_The problem:_ Only the lines from the beginning of the entries through the one with "6, 3.5, 4, 3]" should be written out, please, exactly and without any pictures.

══ Material ══

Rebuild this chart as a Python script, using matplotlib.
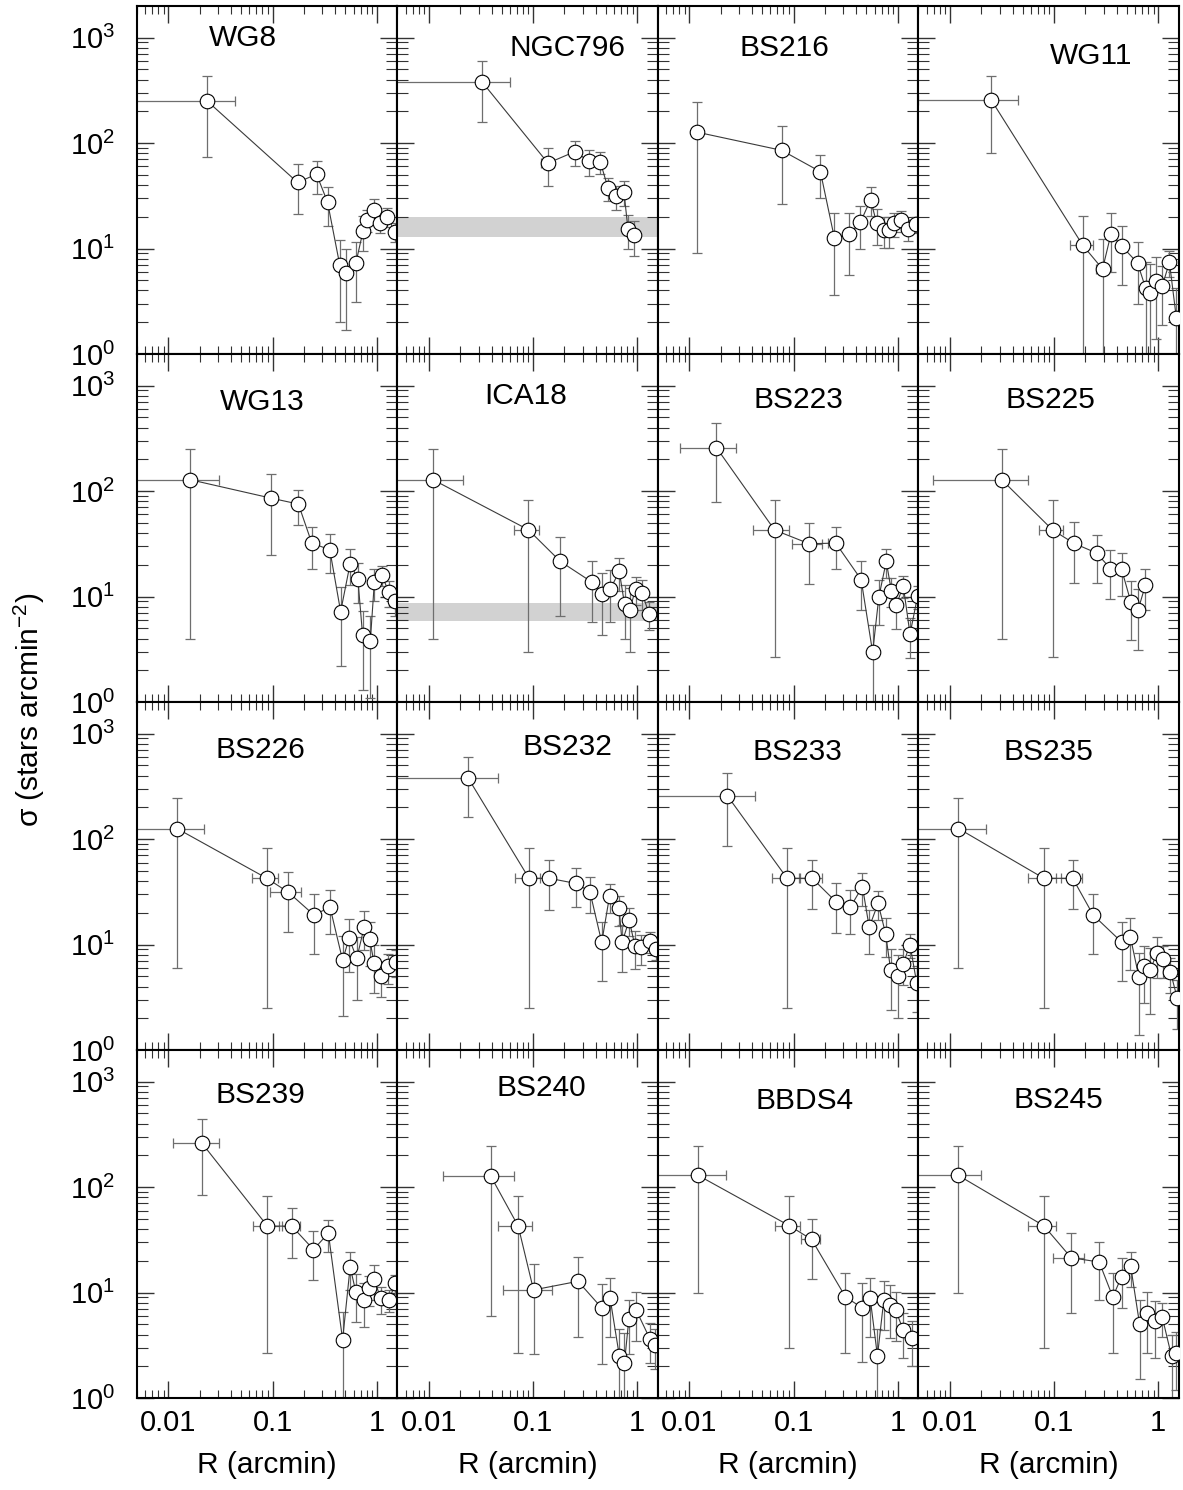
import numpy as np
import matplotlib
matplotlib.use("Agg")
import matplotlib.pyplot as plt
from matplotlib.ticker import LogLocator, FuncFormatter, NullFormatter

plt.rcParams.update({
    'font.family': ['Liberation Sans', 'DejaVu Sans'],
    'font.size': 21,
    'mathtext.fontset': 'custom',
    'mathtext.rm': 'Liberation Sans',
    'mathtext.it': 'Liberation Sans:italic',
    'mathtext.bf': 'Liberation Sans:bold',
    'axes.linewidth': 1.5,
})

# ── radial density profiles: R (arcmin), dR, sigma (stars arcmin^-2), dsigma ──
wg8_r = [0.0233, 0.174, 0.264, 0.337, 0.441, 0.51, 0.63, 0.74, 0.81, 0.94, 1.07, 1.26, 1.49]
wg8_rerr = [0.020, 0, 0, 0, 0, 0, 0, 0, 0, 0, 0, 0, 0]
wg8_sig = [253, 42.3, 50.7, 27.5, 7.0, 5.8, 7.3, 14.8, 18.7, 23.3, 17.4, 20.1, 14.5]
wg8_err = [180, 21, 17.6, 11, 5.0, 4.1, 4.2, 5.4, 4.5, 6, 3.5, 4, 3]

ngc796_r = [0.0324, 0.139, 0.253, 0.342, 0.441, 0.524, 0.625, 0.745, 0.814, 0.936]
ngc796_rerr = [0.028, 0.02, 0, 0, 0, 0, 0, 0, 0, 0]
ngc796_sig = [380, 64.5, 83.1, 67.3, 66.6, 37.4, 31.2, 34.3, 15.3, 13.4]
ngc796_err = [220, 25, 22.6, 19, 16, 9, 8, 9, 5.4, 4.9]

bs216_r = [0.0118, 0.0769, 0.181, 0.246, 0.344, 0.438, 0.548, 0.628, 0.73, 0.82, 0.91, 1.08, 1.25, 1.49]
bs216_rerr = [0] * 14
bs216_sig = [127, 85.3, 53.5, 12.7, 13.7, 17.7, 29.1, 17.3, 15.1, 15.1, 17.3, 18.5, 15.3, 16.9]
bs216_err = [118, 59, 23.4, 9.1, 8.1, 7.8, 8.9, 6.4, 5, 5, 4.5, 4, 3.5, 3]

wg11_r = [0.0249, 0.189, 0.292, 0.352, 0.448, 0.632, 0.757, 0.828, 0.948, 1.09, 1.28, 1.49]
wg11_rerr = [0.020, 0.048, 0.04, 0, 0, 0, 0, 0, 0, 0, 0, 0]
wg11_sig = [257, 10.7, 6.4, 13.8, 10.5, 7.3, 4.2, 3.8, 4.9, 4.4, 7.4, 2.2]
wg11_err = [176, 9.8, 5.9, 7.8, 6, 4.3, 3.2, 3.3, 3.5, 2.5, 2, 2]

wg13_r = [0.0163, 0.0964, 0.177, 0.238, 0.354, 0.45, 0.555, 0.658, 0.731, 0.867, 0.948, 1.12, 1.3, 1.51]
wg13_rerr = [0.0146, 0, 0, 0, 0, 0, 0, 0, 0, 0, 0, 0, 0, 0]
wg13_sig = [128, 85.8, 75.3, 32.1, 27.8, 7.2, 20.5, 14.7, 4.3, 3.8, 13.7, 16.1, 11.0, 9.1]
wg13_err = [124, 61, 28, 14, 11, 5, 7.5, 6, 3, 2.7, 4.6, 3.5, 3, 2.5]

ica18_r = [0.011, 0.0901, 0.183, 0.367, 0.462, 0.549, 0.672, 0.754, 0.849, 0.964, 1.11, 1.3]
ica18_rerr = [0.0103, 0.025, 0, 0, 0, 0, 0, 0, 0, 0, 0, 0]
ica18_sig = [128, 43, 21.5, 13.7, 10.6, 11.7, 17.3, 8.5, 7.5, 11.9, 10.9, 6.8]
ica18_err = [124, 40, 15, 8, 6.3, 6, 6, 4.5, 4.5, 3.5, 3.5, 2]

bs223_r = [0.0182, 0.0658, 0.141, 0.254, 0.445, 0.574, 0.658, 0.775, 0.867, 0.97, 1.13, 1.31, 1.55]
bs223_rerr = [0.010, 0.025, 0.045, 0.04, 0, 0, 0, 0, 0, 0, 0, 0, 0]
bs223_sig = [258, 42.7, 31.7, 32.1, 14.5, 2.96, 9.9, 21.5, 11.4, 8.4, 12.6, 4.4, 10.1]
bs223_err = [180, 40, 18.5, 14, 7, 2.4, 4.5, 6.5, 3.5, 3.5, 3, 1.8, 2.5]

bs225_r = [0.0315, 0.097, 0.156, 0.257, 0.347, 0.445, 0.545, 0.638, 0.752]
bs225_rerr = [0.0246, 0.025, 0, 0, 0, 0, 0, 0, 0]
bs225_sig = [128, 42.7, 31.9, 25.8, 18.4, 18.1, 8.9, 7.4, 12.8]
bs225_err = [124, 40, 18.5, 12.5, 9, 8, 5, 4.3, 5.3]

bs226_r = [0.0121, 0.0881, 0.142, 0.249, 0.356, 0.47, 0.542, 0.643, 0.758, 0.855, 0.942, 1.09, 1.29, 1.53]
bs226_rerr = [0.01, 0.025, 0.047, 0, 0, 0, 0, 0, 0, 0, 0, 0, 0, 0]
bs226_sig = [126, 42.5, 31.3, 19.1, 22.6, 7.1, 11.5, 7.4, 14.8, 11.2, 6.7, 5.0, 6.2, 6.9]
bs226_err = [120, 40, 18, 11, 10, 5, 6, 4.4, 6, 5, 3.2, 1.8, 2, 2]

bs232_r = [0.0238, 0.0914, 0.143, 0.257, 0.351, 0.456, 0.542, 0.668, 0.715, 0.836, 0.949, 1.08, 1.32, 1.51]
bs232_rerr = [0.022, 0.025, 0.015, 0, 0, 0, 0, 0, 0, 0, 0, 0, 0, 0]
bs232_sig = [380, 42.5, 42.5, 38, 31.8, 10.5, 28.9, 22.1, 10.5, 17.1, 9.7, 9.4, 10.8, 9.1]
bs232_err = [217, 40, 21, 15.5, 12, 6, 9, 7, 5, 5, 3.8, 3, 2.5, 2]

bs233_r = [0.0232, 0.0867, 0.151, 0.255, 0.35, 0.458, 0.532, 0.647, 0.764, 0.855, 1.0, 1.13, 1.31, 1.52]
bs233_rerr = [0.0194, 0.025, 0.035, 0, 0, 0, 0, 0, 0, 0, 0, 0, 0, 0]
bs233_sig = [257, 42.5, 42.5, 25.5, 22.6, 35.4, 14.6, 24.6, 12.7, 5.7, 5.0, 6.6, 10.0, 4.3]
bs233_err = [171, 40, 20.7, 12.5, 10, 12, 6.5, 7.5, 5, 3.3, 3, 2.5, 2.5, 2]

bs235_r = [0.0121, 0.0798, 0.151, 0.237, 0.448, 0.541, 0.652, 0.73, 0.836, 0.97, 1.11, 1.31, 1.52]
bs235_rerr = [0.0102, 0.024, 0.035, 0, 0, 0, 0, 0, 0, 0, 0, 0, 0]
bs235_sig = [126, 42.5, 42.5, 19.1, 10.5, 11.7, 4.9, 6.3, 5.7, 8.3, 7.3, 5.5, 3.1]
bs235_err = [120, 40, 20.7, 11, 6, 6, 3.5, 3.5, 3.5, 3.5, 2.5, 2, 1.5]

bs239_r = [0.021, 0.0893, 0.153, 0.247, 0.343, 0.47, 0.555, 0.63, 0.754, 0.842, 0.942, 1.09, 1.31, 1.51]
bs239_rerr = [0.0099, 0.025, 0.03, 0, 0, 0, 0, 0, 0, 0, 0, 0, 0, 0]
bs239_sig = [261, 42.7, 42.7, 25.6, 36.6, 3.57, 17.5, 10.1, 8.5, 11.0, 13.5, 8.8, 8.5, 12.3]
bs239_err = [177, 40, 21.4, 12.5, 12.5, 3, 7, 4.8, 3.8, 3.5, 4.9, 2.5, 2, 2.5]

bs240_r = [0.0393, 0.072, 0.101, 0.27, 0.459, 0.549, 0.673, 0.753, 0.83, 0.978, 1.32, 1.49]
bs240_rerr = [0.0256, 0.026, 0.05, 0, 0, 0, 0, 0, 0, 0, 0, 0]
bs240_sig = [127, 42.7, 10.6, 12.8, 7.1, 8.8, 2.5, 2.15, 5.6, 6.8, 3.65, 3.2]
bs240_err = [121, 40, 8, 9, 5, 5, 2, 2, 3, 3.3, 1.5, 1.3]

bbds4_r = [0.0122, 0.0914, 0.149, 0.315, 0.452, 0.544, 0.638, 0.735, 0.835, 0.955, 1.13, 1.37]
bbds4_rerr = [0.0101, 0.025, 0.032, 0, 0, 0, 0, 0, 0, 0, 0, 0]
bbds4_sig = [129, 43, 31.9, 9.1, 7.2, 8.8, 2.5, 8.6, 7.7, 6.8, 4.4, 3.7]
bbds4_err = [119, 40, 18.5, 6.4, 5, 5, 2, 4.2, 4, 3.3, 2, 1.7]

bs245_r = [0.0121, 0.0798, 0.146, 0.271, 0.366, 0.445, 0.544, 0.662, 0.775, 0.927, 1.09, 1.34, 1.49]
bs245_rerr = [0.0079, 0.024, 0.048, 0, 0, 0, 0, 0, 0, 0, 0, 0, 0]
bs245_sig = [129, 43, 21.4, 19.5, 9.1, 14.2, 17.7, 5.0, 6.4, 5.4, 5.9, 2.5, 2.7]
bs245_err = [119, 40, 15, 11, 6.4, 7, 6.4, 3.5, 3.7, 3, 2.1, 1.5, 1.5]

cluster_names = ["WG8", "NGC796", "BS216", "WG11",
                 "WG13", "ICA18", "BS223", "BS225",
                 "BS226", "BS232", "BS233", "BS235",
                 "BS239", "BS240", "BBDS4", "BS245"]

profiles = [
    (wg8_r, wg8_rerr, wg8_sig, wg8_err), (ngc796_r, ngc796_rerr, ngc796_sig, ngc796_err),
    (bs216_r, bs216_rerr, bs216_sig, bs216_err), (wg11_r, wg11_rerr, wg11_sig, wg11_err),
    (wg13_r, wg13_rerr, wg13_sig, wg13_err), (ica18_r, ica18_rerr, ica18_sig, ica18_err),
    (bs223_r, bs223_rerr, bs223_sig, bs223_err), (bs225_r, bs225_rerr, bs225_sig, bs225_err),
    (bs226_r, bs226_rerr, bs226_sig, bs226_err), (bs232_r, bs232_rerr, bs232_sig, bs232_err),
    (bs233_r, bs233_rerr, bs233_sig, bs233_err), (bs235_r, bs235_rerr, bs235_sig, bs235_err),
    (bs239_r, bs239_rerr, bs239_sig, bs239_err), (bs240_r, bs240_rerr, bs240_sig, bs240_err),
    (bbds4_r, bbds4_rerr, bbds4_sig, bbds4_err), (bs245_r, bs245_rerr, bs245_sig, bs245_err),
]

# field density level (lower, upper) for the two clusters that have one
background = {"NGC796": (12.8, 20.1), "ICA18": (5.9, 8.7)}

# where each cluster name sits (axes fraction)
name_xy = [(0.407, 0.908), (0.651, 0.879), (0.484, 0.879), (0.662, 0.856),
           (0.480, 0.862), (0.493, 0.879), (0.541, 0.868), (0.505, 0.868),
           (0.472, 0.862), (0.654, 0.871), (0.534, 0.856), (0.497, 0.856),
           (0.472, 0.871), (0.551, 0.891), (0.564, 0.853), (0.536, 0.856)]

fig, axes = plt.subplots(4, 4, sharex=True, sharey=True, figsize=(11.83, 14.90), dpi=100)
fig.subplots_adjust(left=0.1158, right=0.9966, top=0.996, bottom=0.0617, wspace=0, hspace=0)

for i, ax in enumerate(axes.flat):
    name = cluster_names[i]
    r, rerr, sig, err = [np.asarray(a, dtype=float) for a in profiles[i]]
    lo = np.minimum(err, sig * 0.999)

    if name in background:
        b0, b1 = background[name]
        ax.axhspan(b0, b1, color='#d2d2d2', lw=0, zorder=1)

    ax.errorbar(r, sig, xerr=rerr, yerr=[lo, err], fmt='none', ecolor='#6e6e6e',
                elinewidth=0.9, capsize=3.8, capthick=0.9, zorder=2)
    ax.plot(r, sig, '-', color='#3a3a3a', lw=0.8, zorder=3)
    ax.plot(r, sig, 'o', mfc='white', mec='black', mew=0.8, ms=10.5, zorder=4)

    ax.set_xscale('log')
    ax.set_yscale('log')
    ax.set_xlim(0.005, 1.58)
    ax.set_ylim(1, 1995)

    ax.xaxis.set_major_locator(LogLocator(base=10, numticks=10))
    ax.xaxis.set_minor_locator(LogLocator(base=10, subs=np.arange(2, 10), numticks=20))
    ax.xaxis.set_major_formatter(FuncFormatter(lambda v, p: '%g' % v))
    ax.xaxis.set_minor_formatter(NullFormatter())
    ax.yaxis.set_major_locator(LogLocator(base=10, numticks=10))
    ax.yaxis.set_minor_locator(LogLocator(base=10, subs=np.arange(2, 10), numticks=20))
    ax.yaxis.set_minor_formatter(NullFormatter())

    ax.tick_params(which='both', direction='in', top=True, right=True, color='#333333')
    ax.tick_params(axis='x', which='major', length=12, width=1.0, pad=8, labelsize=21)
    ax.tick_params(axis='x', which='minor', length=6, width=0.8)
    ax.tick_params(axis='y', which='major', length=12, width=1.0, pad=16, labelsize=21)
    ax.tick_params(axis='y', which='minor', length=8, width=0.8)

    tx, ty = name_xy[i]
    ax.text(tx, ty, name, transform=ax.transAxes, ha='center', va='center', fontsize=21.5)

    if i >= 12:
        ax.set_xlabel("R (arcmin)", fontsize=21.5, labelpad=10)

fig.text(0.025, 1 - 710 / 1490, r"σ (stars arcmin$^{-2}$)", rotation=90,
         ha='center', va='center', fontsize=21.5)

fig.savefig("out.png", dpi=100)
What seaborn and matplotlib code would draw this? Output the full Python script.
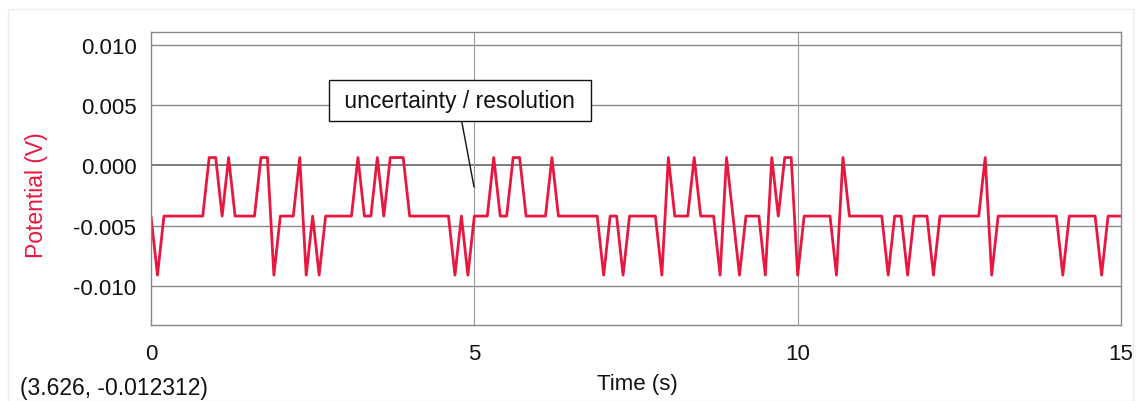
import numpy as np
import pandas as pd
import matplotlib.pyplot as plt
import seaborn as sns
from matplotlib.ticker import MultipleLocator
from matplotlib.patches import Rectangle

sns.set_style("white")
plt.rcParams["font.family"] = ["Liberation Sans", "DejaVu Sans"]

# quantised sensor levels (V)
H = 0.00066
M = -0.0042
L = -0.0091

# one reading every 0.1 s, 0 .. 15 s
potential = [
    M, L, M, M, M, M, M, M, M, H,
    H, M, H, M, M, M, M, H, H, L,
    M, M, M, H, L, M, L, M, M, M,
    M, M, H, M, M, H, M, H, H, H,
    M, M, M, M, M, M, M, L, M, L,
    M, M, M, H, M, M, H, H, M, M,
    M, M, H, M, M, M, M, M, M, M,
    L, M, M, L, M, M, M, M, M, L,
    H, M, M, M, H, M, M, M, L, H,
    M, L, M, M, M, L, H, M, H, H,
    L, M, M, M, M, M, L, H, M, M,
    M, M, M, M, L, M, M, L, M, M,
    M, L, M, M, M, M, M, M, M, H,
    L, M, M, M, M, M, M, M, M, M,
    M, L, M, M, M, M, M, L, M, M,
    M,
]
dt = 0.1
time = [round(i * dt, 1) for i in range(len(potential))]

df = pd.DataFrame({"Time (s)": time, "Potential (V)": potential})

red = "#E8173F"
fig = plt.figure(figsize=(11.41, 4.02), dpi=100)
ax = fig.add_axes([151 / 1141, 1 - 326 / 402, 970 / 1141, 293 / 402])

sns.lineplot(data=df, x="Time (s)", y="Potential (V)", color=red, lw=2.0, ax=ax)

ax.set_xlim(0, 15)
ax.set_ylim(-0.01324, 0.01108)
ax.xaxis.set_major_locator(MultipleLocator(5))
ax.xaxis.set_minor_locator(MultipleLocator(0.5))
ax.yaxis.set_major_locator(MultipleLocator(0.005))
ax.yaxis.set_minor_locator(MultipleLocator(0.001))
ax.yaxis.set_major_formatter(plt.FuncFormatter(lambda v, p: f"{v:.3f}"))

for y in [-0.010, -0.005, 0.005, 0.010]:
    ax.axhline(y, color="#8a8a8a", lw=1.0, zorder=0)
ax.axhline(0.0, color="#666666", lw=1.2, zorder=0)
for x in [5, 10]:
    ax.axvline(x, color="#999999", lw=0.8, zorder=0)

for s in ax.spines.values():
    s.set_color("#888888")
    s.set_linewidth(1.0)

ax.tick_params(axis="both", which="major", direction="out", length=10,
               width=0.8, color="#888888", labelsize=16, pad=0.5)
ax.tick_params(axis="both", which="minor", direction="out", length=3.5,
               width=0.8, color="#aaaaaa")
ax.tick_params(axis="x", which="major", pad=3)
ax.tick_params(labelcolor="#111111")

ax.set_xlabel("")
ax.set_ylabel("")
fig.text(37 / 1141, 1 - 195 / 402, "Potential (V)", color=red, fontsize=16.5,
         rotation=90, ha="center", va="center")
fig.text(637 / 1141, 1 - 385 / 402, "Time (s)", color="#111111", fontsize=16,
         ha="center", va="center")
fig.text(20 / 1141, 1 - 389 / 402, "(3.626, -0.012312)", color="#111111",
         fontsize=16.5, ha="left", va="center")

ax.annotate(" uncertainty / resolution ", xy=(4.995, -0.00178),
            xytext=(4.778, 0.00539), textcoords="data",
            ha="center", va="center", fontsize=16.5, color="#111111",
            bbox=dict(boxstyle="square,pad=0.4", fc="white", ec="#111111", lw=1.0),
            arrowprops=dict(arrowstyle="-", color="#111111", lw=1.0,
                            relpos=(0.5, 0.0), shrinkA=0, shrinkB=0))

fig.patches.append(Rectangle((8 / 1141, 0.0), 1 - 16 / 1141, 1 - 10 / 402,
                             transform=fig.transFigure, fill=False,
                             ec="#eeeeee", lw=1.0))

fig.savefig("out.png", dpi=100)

═══

_Output for this task:_
Rebuild this chart as a Python script, using matplotlib.
import numpy as np
import matplotlib
matplotlib.use("Agg")
import matplotlib.pyplot as plt
from matplotlib.ticker import LogLocator, FuncFormatter, NullFormatter

plt.rcParams.update({
    'font.family': ['Liberation Sans', 'DejaVu Sans'],
    'font.size': 21,
    'mathtext.fontset': 'custom',
    'mathtext.rm': 'Liberation Sans',
    'mathtext.it': 'Liberation Sans:italic',
    'mathtext.bf': 'Liberation Sans:bold',
    'axes.linewidth': 1.5,
})

# ── radial density profiles: R (arcmin), dR, sigma (stars arcmin^-2), dsigma ──
wg8_r = [0.0233, 0.174, 0.264, 0.337, 0.441, 0.51, 0.63, 0.74, 0.81, 0.94, 1.07, 1.26, 1.49]
wg8_rerr = [0.020, 0, 0, 0, 0, 0, 0, 0, 0, 0, 0, 0, 0]
wg8_sig = [253, 42.3, 50.7, 27.5, 7.0, 5.8, 7.3, 14.8, 18.7, 23.3, 17.4, 20.1, 14.5]
wg8_err = [180, 21, 17.6, 11, 5.0, 4.1, 4.2, 5.4, 4.5, 6, 3.5, 4, 3]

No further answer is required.